Naming pollution is real.  It’s a real problem.  First anti-malware/AV malware detection names, now APT group names – and their campaigns – and their malware.  Analysts are in love with names – and marketing is in love with their names.

You see, naming is powerful.  It’s why we agonize over a child’s name.  It’s why (in the Judeo-Christian tradition) God’s name was truncated and not to be uttered.  At about 2 years old we start learning the names of things and are able to start uttering them back.  This gives us power, because when the 2-year-old is able communicate a thing’s name – we give it to them!  It’s powerful to a 2-year-old and that same power follows us throughout life – see “name dropping” – or the honor of naming a new geographic/astrological feature.

EveryoneGetsAName

It’s followed us into the information security space – for both good and bad.  You see, we need names.  Names are important.  It’s part of how we organize cognitive information and make sense of our world – through abstraction.  It’s important to how we communicate.  But, like any power, it can be misused and misappropriated.  Every organization now loves to name “adversaries,” “actors,” “activity groups,” or whatever you call them.  They can blog about it, tweet about it, produce nice glossy materials and presentations.  It gives them power – because that’s what names do.

The problem isn’t names, it’s the power we attribute to them and their use in our analysis.  When ThreatToe calls something BRUCESPRINGSTEEN and CyberCoffin identifies a similar activity and names it PEARLJAM, everyone else starts updating their “Rosetta Stone” and makes the association BRUCESPRINGSTEEN = PEARLJAM.  Everyone else now starts attributing their intelligence to these two named groups.  But, nobody actually knows what the heck these things are aside from a few properties (e.g. IPs/domains/capabilities/etc).  That is not enough to understand.

I can’t tell you how many time’s I’ve heard: “Did you see the recent report from CyberVendor – can you believe they attributed that activity to PEARLJAM?!  That is clearly STEVIEWONDER – those guys don’t know what they’re talking about.”  The problem with that statement is that assumes: (1) you actually know what you’re talking about (you’ve correct correlated activity) and (2) you understand their definition of PEARLJAM.  Within their own analytic definition the correlation could be absolutely correct.  It’s that we’ve made unfounded assumptions and assigned too much power to the names.

NamesEverywhereBut, WHY CAN’T WE JUST ALL AGREE ON NAMES!!!!! (as this is usually said in an elevated tone and usually while slightly-intoxicated)  Because we can’t.  That’s why.  It’s not about the names.  The names are just crutches – simple monikers for what is very complex activity and analytic associations which we still don’t know how to define properly.  To understand this, you need to understand how we’re actually defining, correlating, and classifying these into groups – read the Diamond Model section 9 for this information.

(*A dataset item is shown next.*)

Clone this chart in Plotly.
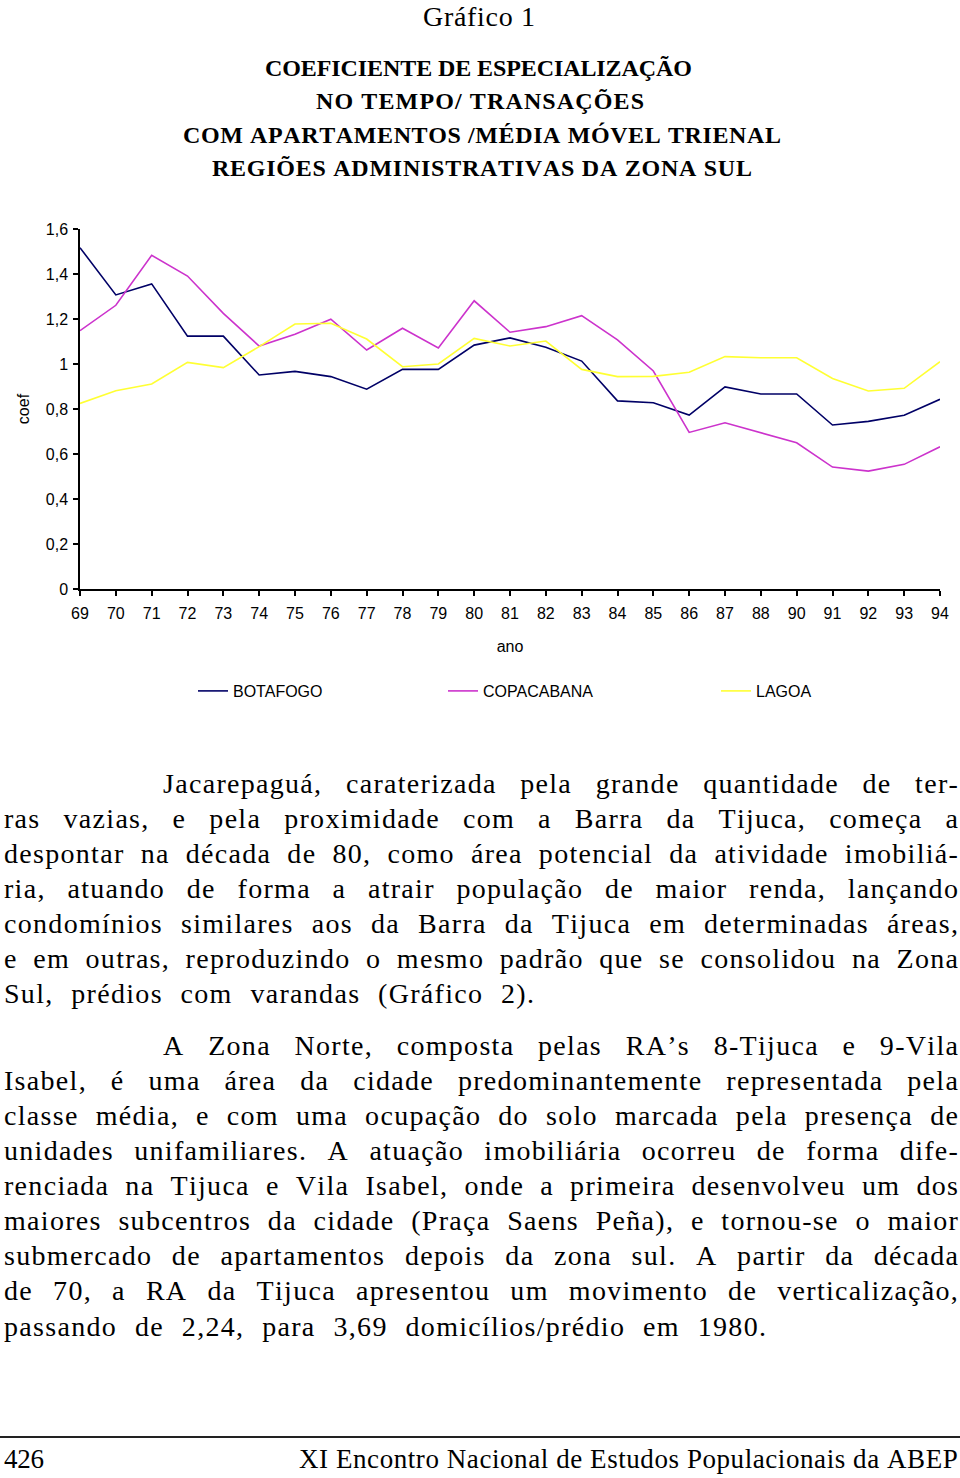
import unicodedata
import plotly.graph_objects as go

# ---------------- data ----------------
anos = ["69", "70", "71", "72", "73", "74", "75", "76", "77", "78", "79", "80",
        "81", "82", "83", "84", "85", "86", "87", "88", "90", "91", "92", "93", "94"]
botafogo = [1.517, 1.307, 1.356, 1.124, 1.124, 0.951, 0.967, 0.944, 0.888, 0.976, 0.976, 1.084,
            1.116, 1.074, 1.013, 0.836, 0.828, 0.773, 0.898, 0.867, 0.867, 0.729, 0.745, 0.772, 0.843]
copacabana = [1.148, 1.261, 1.483, 1.391, 1.225, 1.080, 1.132, 1.199, 1.062, 1.159, 1.071, 1.281,
              1.141, 1.166, 1.215, 1.107, 0.969, 0.696, 0.739, 0.695, 0.650, 0.542, 0.524, 0.554, 0.632]
lagoa = [0.825, 0.881, 0.911, 1.007, 0.984, 1.077, 1.178, 1.181, 1.111, 0.988, 1.000, 1.114,
         1.080, 1.102, 0.976, 0.944, 0.945, 0.963, 1.033, 1.028, 1.028, 0.936, 0.880, 0.892, 1.010]
series_names = ["BOTAFOGO", "COPACABANA", "LAGOA"]

titulo = "Gráfico 1"
subtitulos = ["COEFICIENTE DE ESPECIALIZAÇÃO",
              "NO TEMPO/ TRANSAÇÕES",
              "COM APARTAMENTOS /MÉDIA MÓVEL TRIENAL",
              "REGIÕES ADMINISTRATIVAS DA ZONA SUL"]
paragrafo1 = ["Jacarepaguá, caraterizada pela grande quantidade de ter-",
              "ras vazias, e pela proximidade com a Barra da Tijuca, começa a",
              "despontar na década de 80, como área potencial da atividade imobiliá-",
              "ria, atuando de forma a atrair população de maior renda, lançando",
              "condomínios similares aos da Barra da Tijuca em determinadas áreas,",
              "e em outras, reproduzindo o mesmo padrão que se consolidou na Zona",
              "Sul, prédios com varandas (Gráfico 2)."]
paragrafo2 = ["A Zona Norte, composta pelas RA’s 8-Tijuca e 9-Vila",
              "Isabel, é uma área da cidade predominantemente representada pela",
              "classe média, e com uma ocupação do solo marcada pela presença de",
              "unidades unifamiliares. A atuação imobiliária ocorreu de forma dife-",
              "renciada na Tijuca e Vila Isabel, onde a primeira desenvolveu um dos",
              "maiores subcentros da cidade (Praça Saens Peña), e tornou-se o maior",
              "submercado de apartamentos depois da zona sul. A partir da década",
              "de 70, a RA da Tijuca apresentou um movimento de verticalização,",
              "passando de 2,24, para 3,69 domicílios/prédio em 1980."]
rodape_pagina = "426"
rodape_evento = "XI Encontro Nacional de Estudos Populacionais da ABEP"

# ---------------- geometry helpers ----------------
W, H = 960, 1478
L, R, T, B = 80, 940, 229, 589


def px(x):
    return (x - L) / (R - L)


def py(y):
    return (B - y) / (B - T)


# Times / Liberation Serif advance widths (em)
TW = {' ': .25, 'a': .444, 'b': .5, 'c': .444, 'd': .5, 'e': .444, 'f': .333, 'g': .5, 'h': .5,
      'i': .278, 'j': .278, 'k': .5, 'l': .278, 'm': .778, 'n': .5, 'o': .5, 'p': .5, 'q': .5,
      'r': .333, 's': .389, 't': .278, 'u': .5, 'v': .5, 'w': .722, 'x': .5, 'y': .5, 'z': .444,
      'A': .722, 'B': .667, 'C': .667, 'D': .722, 'E': .611, 'F': .556, 'G': .722, 'H': .722,
      'I': .333, 'J': .389, 'K': .722, 'L': .611, 'M': .889, 'N': .722, 'O': .722, 'P': .556,
      'Q': .722, 'R': .667, 'S': .556, 'T': .611, 'U': .722, 'V': .722, 'W': .944, 'X': .722,
      'Y': .722, 'Z': .611, ',': .25, '.': .25, '-': .333, '(': .333, ')': .333, '’': .333,
      '/': .278, ':': .278}
TWB = {' ': .25, 'A': .722, 'B': .667, 'C': .722, 'D': .722, 'E': .667, 'F': .611, 'G': .778,
       'H': .778, 'I': .389, 'J': .5, 'K': .778, 'L': .667, 'M': .944, 'N': .722, 'O': .778,
       'P': .611, 'Q': .778, 'R': .722, 'S': .556, 'T': .667, 'U': .722, 'V': .722, 'W': 1.0,
       'X': .722, 'Y': .722, 'Z': .667, '/': .278}


def em_width(s, table):
    return sum(table.get(unicodedata.normalize('NFD', c)[0], 0.5) for c in s)


def text_line(text, left, right, yc, size, ls=None, bold=False, anchor='left'):
    table = TWB if bold else TW
    nat = em_width(text, table) * size
    n = len(text)
    nsp = text.count(' ')
    if ls is None:
        ls = (right - left - nat) / max(n - 1, 1)
        ws = 0.0
    else:
        ws = (right - left - nat - (n - 1) * ls) / nsp if nsp else 0.0
    style = f"letter-spacing:{ls:.2f}px;word-spacing:{ws:.2f}px;font-kerning:none"
    if anchor == 'left':
        x = px(left)
    else:
        x = px((left + right) / 2)
    return dict(text=f'<span style="{style}">{text}</span>', x=x, y=py(yc),
                xref='paper', yref='paper', xanchor=anchor, yanchor='middle',
                align='left', showarrow=False, borderpad=0,
                font=dict(family='Liberation Serif', size=size, color='black',
                          weight='bold' if bold else 'normal'))


# ---------------- figure ----------------
fig = go.Figure()
cores = ['#000066', '#CC33CC', '#FFFF33']
legs = ['legend', 'legend2', 'legend3']
for nome, vals, cor, lg in zip(series_names, [botafogo, copacabana, lagoa], cores, legs):
    fig.add_trace(go.Scatter(x=anos, y=vals, mode='lines', name=nome,
                             line=dict(color=cor, width=1.6), legend=lg,
                             hoverinfo='skip'))

annotations = []
annotations.append(text_line(titulo, 423, 535, 16, 28, anchor='center'))
sub_spans = [(265, 692, 68), (316, 644, 101), (183, 781, 135), (212, 752, 168)]
for txt, (a, b, yc) in zip(subtitulos, sub_spans):
    annotations.append(text_line(txt, a, b, yc, 24, bold=True, anchor='center'))

body_size = 28
body_ls = 1.3
y1 = [783, 818, 853, 888, 923, 958, 993]
ends1 = [957] * 6 + [533]
for i, (txt, yc, e) in enumerate(zip(paragrafo1, y1, ends1)):
    left = 162 if i == 0 else 3
    annotations.append(text_line(txt, left, e, yc, body_size, ls=body_ls))
y2 = [1045, 1080, 1115, 1150, 1185, 1220, 1255, 1290, 1326]
ends2 = [957] * 8 + [765]
for i, (txt, yc, e) in enumerate(zip(paragrafo2, y2, ends2)):
    left = 162 if i == 0 else 3
    annotations.append(text_line(txt, left, e, yc, body_size, ls=body_ls))

annotations.append(text_line(rodape_pagina, 3, 43, 1459, 27))
annotations.append(text_line(rodape_evento, 298, 957, 1459, 27))

leg_common = dict(orientation='h', xanchor='left', yanchor='middle', y=py(691),
                  xref='paper', yref='paper', bgcolor='rgba(0,0,0,0)', borderwidth=0,
                  font=dict(family='Liberation Sans', size=16, color='black'), itemwidth=30)

fig.update_layout(
    width=W, height=H,
    margin=dict(l=L, r=W - R, t=T, b=H - B, pad=0),
    paper_bgcolor='white', plot_bgcolor='white',
    separators=',.',
    showlegend=True,
    legend=dict(x=px(193), **leg_common),
    legend2=dict(x=px(443), **leg_common),
    legend3=dict(x=px(716), **leg_common),
    annotations=annotations,
    shapes=[dict(type='line', xref='paper', yref='paper', x0=px(0), x1=px(960),
                 y0=py(1437), y1=py(1437), line=dict(color='#222222', width=2))],
    xaxis=dict(type='category', categoryorder='array', categoryarray=anos,
               range=[0, len(anos) - 1], showline=True, linecolor='black', linewidth=1.5,
               ticks='outside', ticklen=5, tickcolor='black', tickwidth=1.5,
               showgrid=False, zeroline=False, ticklabelstandoff=4,
               tickfont=dict(family='Liberation Sans', size=16, color='black'),
               title=dict(text='ano', standoff=20,
                          font=dict(family='Liberation Sans', size=16, color='black'))),
    yaxis=dict(range=[0, 1.6], tick0=0, dtick=0.2, showline=True, linecolor='black',
               linewidth=1.5, ticks='outside', ticklen=5, tickcolor='black', tickwidth=1.5,
               showgrid=False, zeroline=False, ticklabelstandoff=2,
               tickfont=dict(family='Liberation Sans', size=16, color='black'),
               title=dict(text='coef', standoff=12,
                          font=dict(family='Liberation Sans', size=16, color='black'))),
)

fig.write_html("out.html", config={'displayModeBar': False},
               post_script="document.body.style.margin='0px';")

The simple answer: it’s hard enough to correlate activity consistently within a 10 person team let alone across a variety of organizations.  The complex answer: correlation and classification is a complex analytic problem which requires us to share the same grouping function and feature vector.

What we shouldn’t do is to start using each other’s names – because, again, it’s not about the names.  If you begin to use the names of others you start to take on their “analytic baggage” as well since you are now intimately associating your analysis with theirs.  This means you may also take on their errors and mis-associations.  Further, it may mean that you agree with their attribution.  Its highly unlikely that you’ll want intertwine your analysis with that of others whose you don’t really understand.

Instead, we need to rely on definitions.  We need to openly share our correlation and classification logic and the feature vectors which we’re applying.  But to those who are now saying, “Finally! An answer!  Let’s just share this!” sorry, it’s not a silver bullet.  Because, the feature vector is highly dependent on visibility.  For instance, some organizations have excellent network visibility, some have outstanding host visibility, others may have great capability/malware visibility, etc.  It means that generally, I need the same visibility as another organization to effectively use the shared functions to produce accurate output.

So, reader, here I am, telling you about this problem forcing poor analytic practices on daily basis causing us all these issues but without a real solution in sight.  Yes, I think that sharing our definitions will get a LONG way towards improving correlation across organizations and giving those names real value – but it is by no means a silver bullet.  I’m a proponent of this approach (over pure name/Rosetta stone work) but I know we’ll still spend hours on the phone or in a side conversation at a conference hashing all of this out anyways.  But maybe, just maybe, it will reduce some analytic errors – and if that is the case it is better than what we have today.